State Rep. Steven Stafstrom, a Bridgeport attorney who co-chairs the legislature’s judiciary committee, attended meetings with top officials as they decided the best steps to take regarding ICE in Connecticut.

“Justice should not depend on one’s immigration status,” Stafstrom said. “Some states, like Oregon, have banned this by court rule like we’re doing here today. Other states, like New York, California, and Colorado, have done so by legislation. Certainly, I’m going to push my colleagues to codify and strengthen the policy being enacted by the chief justice.”

Stafstrom added that top lawmakers will decide whether the General Assembly would codify the rules during a special session in mid-October or wait until the next regular session starts in February. Lawmakers will decide whether there will be any penalties for ICE agents who violate the rules, such as classifying the actions as trespassing or breach of peace. The enforcement, he said, could be limited.
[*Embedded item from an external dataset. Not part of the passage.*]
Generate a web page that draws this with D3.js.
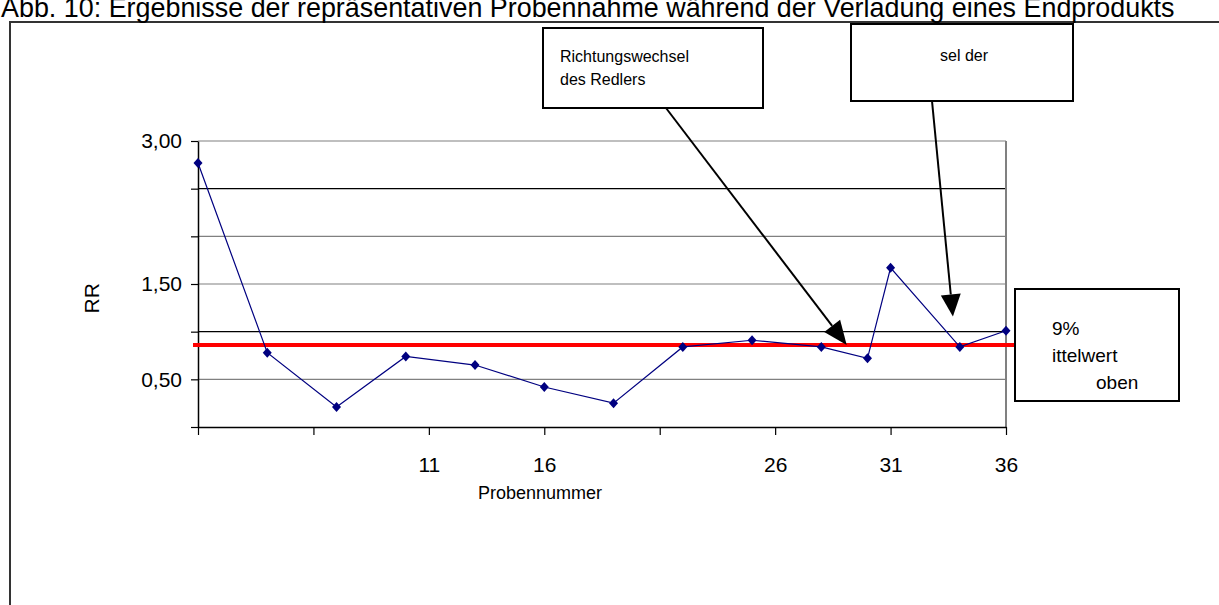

“Certainly, we’re not going to put our marshals into a situation of an armed standoff with an ICE agent,” Stafstrom said. “We are not going to be able to stop 12 armed ICE agents from storming the front door of a courthouse. If that’s the level that the federal government wants to stoop to, then that’s the level they are going to stoop to, and we’re not going to be able to necessarily prevent that.”